But, then again, doing Mach 2.8 in Class A airspace is kind of unrealistic. And noisy.



Military aviation uses non-military frequencies to communicate with ATC, which they do except when operating in closed airspace. E.g. ATC is notified by the pilot of each aircraft entering the sidewinder low level training route in southern CA.


> But, then again, doing Mach 2.8 in Class A airspace is kind of unrealistic.

My understanding is that the SR-71 flies so high (up to 90,000 feet) that they can go as fast as they like because there's nothing else up that high.


There's a story of an SR-71 nosing around the Florida/Bahamas/Cuba area only to get a call from ATC asking them to divert due to traffic. At our altitude? So the pressure-suited pilots adjust course for a bunch of French tourists in their jackets and sundresses go past, because the one other plane that flew that high was Concorde.


I wonder how loud a sonic boom from that high is at ground level.


https://www.nasa.gov/centers/armstrong/news/FactSheets/FS-01... suggests that the SR-71 produces a relatively small sonic boom at high altitude.


https://theaviationgeekclub.com/did-you-know-the-sr-71-black...

Some of these incidents are probably false or exaggerated, but it does seem it produced enough of a boom to route away from cities.


What I very vaguely remember, from an airshow at Edwards AFB commeorating the 50th anniversary of Chuck Yeager's 1947 flight in the X-1, is that it is clearly audible, but not so window-shakingly loud as when an F-16 went supersonic below 10,000 feet (which they weren't supposed to) where I live. (The latter happened several years ago during Thunderbirds practice.)


I've heard a sonic boom out at Joshua Tree taking pictures at night. I thought a bomb went off until I saw the blur flying across the sky and figured out what it was.
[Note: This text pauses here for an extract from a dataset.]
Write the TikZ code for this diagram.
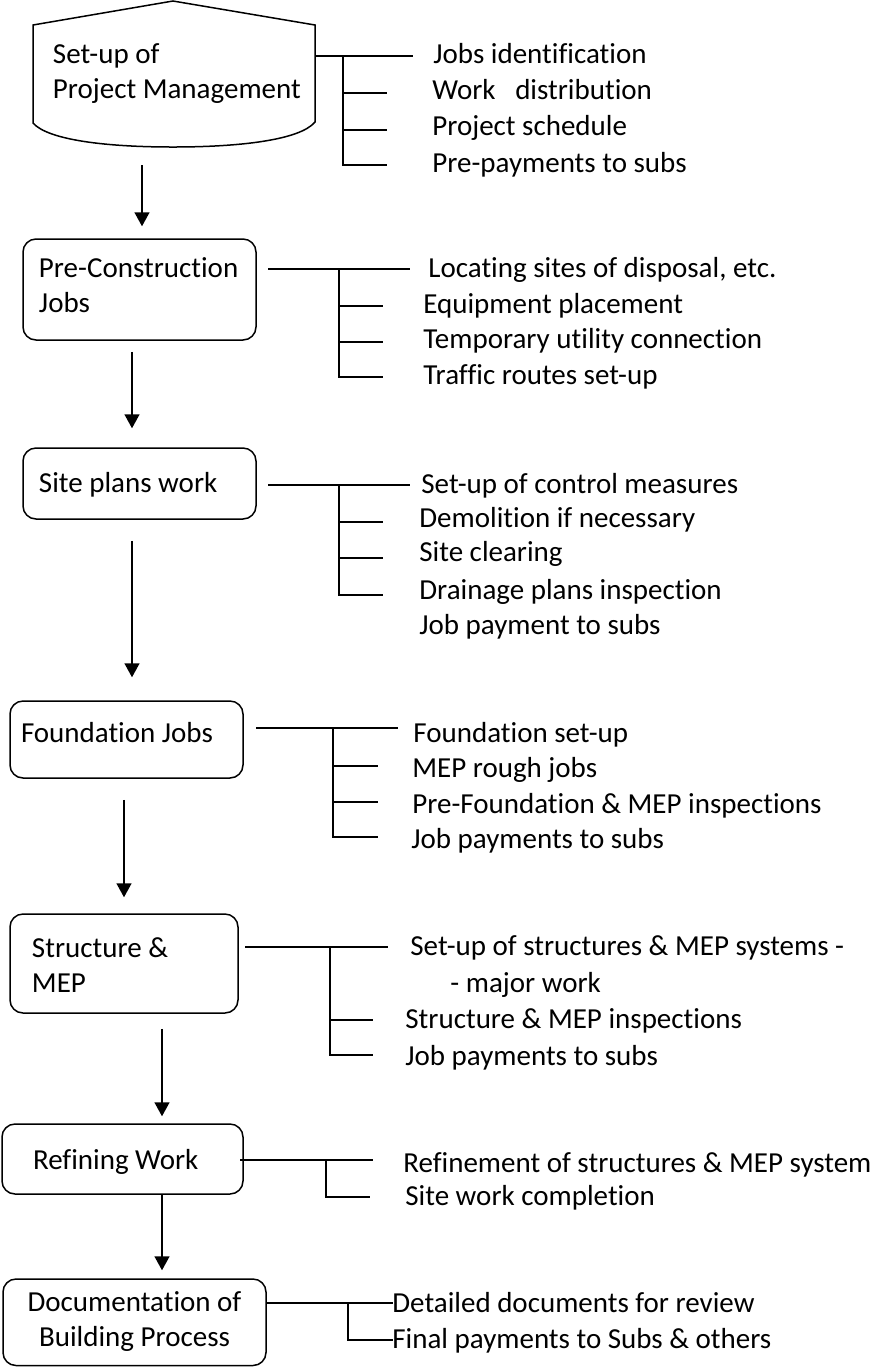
\documentclass[tikz,border=0pt]{standalone}
\usepackage{fontspec}
\setmainfont{Carlito}[Ligatures={NoCommon}]
\usetikzlibrary{arrows.meta}
\newcommand\dfont{\fontsize{14.5pt}{17.5pt}\selectfont\hyphenpenalty=10000 \exhyphenpenalty=10000 }
% #1 start x, #2 y of main line, #3 end x of main line, #4 x of vertical, #5 end x of branches, #6 branch ys
\newcommand\treelines[6]{%
  \draw[ln] (#1,#2) -- (#3,#2);
  \foreach \yy in {#6} {\draw[ln] (#4,#2) |- (#5,\yy);}
}
\begin{document}
\begin{tikzpicture}[x=0.5pt,y=-0.5pt,
  ln/.style={line width=0.75pt},
  arr/.style={line width=0.75pt,-{Triangle[width=7.5pt,length=7pt]}},
  box/.style={draw,line width=0.75pt,rounded corners=6.5pt,align=flush left,font=\dfont,inner ysep=0pt},
  item/.style={anchor=base west,inner sep=0pt,font=\dfont}]
\path[use as bounding box] (0,0) rectangle (873,1367);

% ---- top shape: Set-up of Project Management
\node[align=flush left,font=\dfont,inner ysep=0pt,minimum width=141pt,text width=121pt,inner xsep=10pt] (pm) at (174,73.5) {\strut Set-up of\\\strut\mbox{Project Management}};
\draw[ln] (33,123) -- (33,25) -- (173,1) -- (315,25) -- (315,122)
  .. controls (300,140) and (240,147) .. (173,147)
  .. controls (106,147) and (48,140) .. (33,123) -- cycle;
\coordinate (pmB) at (142,147);

% ---- boxes
\node[box,minimum width=116.5pt,minimum height=50.5pt,text width=100.5pt,inner xsep=8pt] (pc) at (139.5,289.5) {\strut\mbox{Pre-Construction}\\\strut Jobs\rule[-7.25pt]{0pt}{7.25pt}};
\node[box,minimum width=116.5pt,minimum height=35.5pt,text width=100.5pt,inner xsep=8pt] (sp) at (139.5,483.5) {\strut\rule{0pt}{13.75pt}Site plans work};
\node[box,minimum width=116.5pt,minimum height=38.5pt,text width=105.5pt,inner xsep=5.5pt] (fj) at (126.5,739.5) {\strut Foundation Jobs\rule[-9.75pt]{0pt}{9.75pt}};
\node[box,minimum width=114pt,minimum height=49.5pt,text width=92pt,inner xsep=11pt] (sm) at (124,963.5) {\strut\rule{0pt}{16.25pt}Structure \&\\\strut MEP};
\node[box,minimum width=120.5pt,minimum height=35pt,text width=89.5pt,inner xsep=15.5pt] (rw) at (122.5,1159) {\strut\rule{0pt}{15.25pt}Refining Work};
\node[box,minimum width=131.5pt,minimum height=43.25pt,text width=123.5pt,inner xsep=4pt,align=flush center] (dp) at (134.5,1322.25) {\strut Documentation of\\\strut Building Process};

% ---- flow arrows
\draw[arr,shorten <=9pt,shorten >=6pt] (pmB) -- (pc.north -| 142,0);
\draw[arr,shorten <=5.5pt,shorten >=9.5pt] (pc.south -| 132,0) -- (sp.north -| 132,0);
\draw[arr,shorten <=10.5pt,shorten >=11.5pt] (sp.south -| 132,0) -- (fj.north -| 132,0);
\draw[arr,shorten <=10.5pt,shorten >=8pt] (fj.south -| 124,0) -- (sm.north -| 124,0);
\draw[arr,shorten <=7.5pt,shorten >=3.5pt] (sm.south -| 162,0) -- (rw.north -| 162,0);
\draw[arr,shorten >=4pt] (rw.south -| 162,0) -- (dp.north -| 162,0);

% ---- tree connectors
\treelines{315}{56}{413}{343}{387}{93,130,165}
\treelines{268}{269}{410}{339}{383}{306,342,377}
\treelines{268}{485}{410}{339}{383}{522,558,595}
\treelines{256}{728}{398}{333}{378}{766,802,837}
\treelines{245}{947}{388}{330}{373}{1020,1055}
\treelines{240}{1160}{373}{326}{370}{1197}
\treelines{267}{1303}{393}{348}{393}{1340}

% ---- item texts
\node[item] (t11) at (433,63) {Jobs identification};
\node[item] (t12) at (432,99) {Work~~ distribution};
\node[item] (t13) at (432,135) {Project schedule};
\node[item] (t14) at (432,172) {Pre-payments to subs};

\node[item] (t21) at (428,277) {Locating sites of disposal, etc.};
\node[item] (t22) at (423,313) {Equipment placement};
\node[item] (t23) at (423,348) {Temporary utility connection};
\node[item] (t24) at (423,384) {Traffic routes set-up};

\node[item] (t31) at (421,493) {Set-up of control measures};
\node[item] (t32) at (419,527) {Demolition if necessary};
\node[item] (t33) at (419,561) {Site clearing};
\node[item] (t34) at (419,599) {Drainage plans inspection};
\node[item] (t35) at (419,634) {Job payment to subs};

\node[item] (t41) at (413,742) {Foundation set-up};
\node[item] (t42) at (412,777) {MEP rough jobs};
\node[item] (t43) at (412,813) {Pre-Foundation \& MEP inspections};
\node[item] (t44) at (411,848) {Job payments to subs};

\node[item] (t51) at (410,955) {Set-up of structures \& MEP systems -};
\node[item] (t52) at (450,992) {- major work};
\node[item] (t53) at (405,1028) {Structure \& MEP inspections};
\node[item] (t54) at (405,1065) {Job payments to subs};

\node[item] (t61) at (403,1172) {Refinement of structures \& MEP system};
\node[item] (t62) at (405,1205) {Site work completion};

\node[item] (t71) at (392,1312) {Detailed documents for review};
\node[item] (t72) at (392,1348) {Final payments to Subs \& others};
\end{tikzpicture}
\end{document}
I was visiting with a friend in the desert when Virgin Galactic made it's initial flight into space. I don't know how high they were when they passed overhead, but it certainly audible and rattled the garage door.

Edit: after a quick search, the VSS Unity is released from the carrier at 50k feet. But now I can't recall if the boom was on the ascent or on the way back.


Doesn't Brian Shul talk about the time Regan had them fly figure 8s over some foreign city during negotiations just to remind them with the sonic booms that we can touch them? https://youtu.be/3kIMTJRgyn0?t=1044


Yeah Nicaragua. They did it to Managua for years when they were also illegally arming the Contras.


Later in that thread someone mentions that the SR-71 has 4 radios (like the story mentioned) 2 UHF, 1 VHF, and 1 HF. So despite not being on the same frequency for most communications, they were definitely capable of monitoring and transmitting on civilian frequencies. A bored radio operator on yet another training flight could easily be listening into civilian radio traffic.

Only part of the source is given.